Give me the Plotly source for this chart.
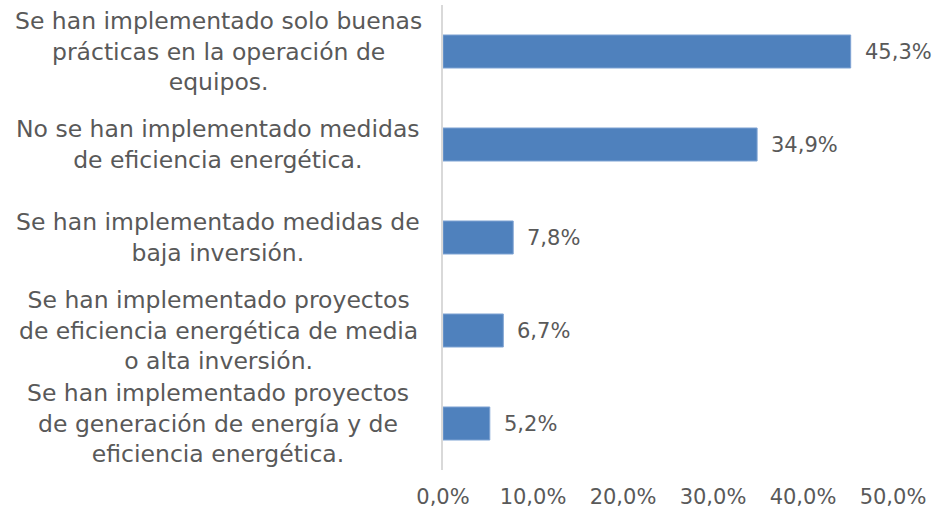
import plotly.graph_objects as go

categories = [
    "Se han implementado solo buenas<br>prácticas en la operación de<br>equipos.",
    "No se han implementado medidas<br>de eficiencia energética.",
    "Se han implementado medidas de<br>baja inversión.",
    "Se han implementado proyectos<br>de eficiencia energética de media<br>o alta inversión.",
    "Se han implementado proyectos<br>de generación de energía y de<br>eficiencia energética.",
]
values = [0.453, 0.349, 0.078, 0.067, 0.052]
value_labels = ["45,3%", "34,9%", "7,8%", "6,7%", "5,2%"]
tick_vals = [0, 0.1, 0.2, 0.3, 0.4, 0.5]

FONT = "DejaVu Sans"
TXT = "#595959"

fig = go.Figure(go.Bar(
    y=list(range(len(categories))), x=values, orientation="h",
    marker=dict(color="#4F81BD", line=dict(color="#7FA3D3", width=1)),
    width=0.355,
))

for i, (v, t) in enumerate(zip(values, value_labels)):
    fig.add_annotation(x=v, y=i, xref="x", yref="y", text=t, showarrow=False,
                       xanchor="left", xshift=12, font=dict(family=FONT, size=21, color=TXT))
for i, c in enumerate(categories):
    fig.add_annotation(x=-0.5, y=i, xref="paper", yref="y", text=c, showarrow=False,
                       xanchor="center", align="center",
                       font=dict(family=FONT, size=23.5, color=TXT))

fig.update_layout(
    width=935, height=516,
    margin=dict(l=443, r=42, t=5, b=46),
    paper_bgcolor="white", plot_bgcolor="white",
    separators=",.",
    showlegend=False,
    font=dict(family=FONT, size=20, color=TXT),
)
fig.update_xaxes(range=[0, 0.5], tickvals=tick_vals, tickformat=".1%",
                 showgrid=False, zeroline=False, showline=False,
                 tickfont=dict(family=FONT, size=21, color=TXT), ticks="", ticklen=0,
                 ticklabelstandoff=12)
fig.update_yaxes(range=[4.5, -0.5], showticklabels=False, showgrid=False,
                 zeroline=False, showline=True, linecolor="#D9D9D9", linewidth=2, ticks="")

fig.write_html("out.html", config={"displayModeBar": False},
               post_script="document.body.style.margin='0';")
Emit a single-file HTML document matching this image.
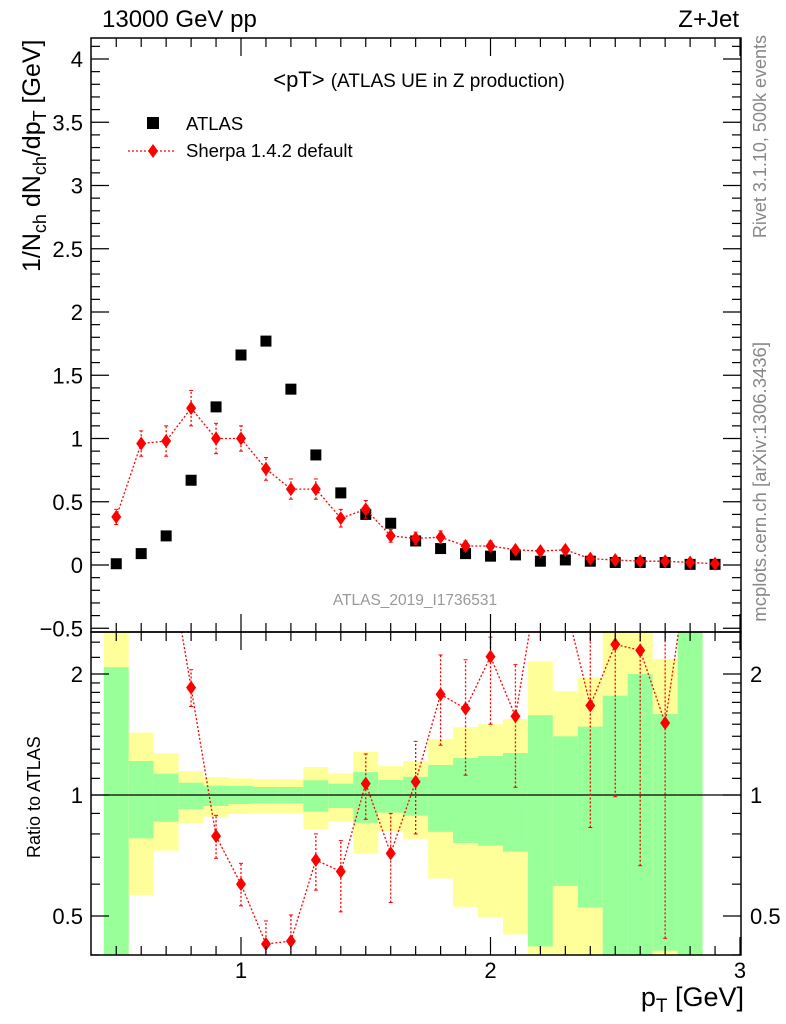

+ + + +

◆ What you are asked to do
Show every line from the entries above in which "document" appears.

◆ Solved exercise
               post_script="document.body.style.margin='0';")
Emit a single-file HTML document matching this image.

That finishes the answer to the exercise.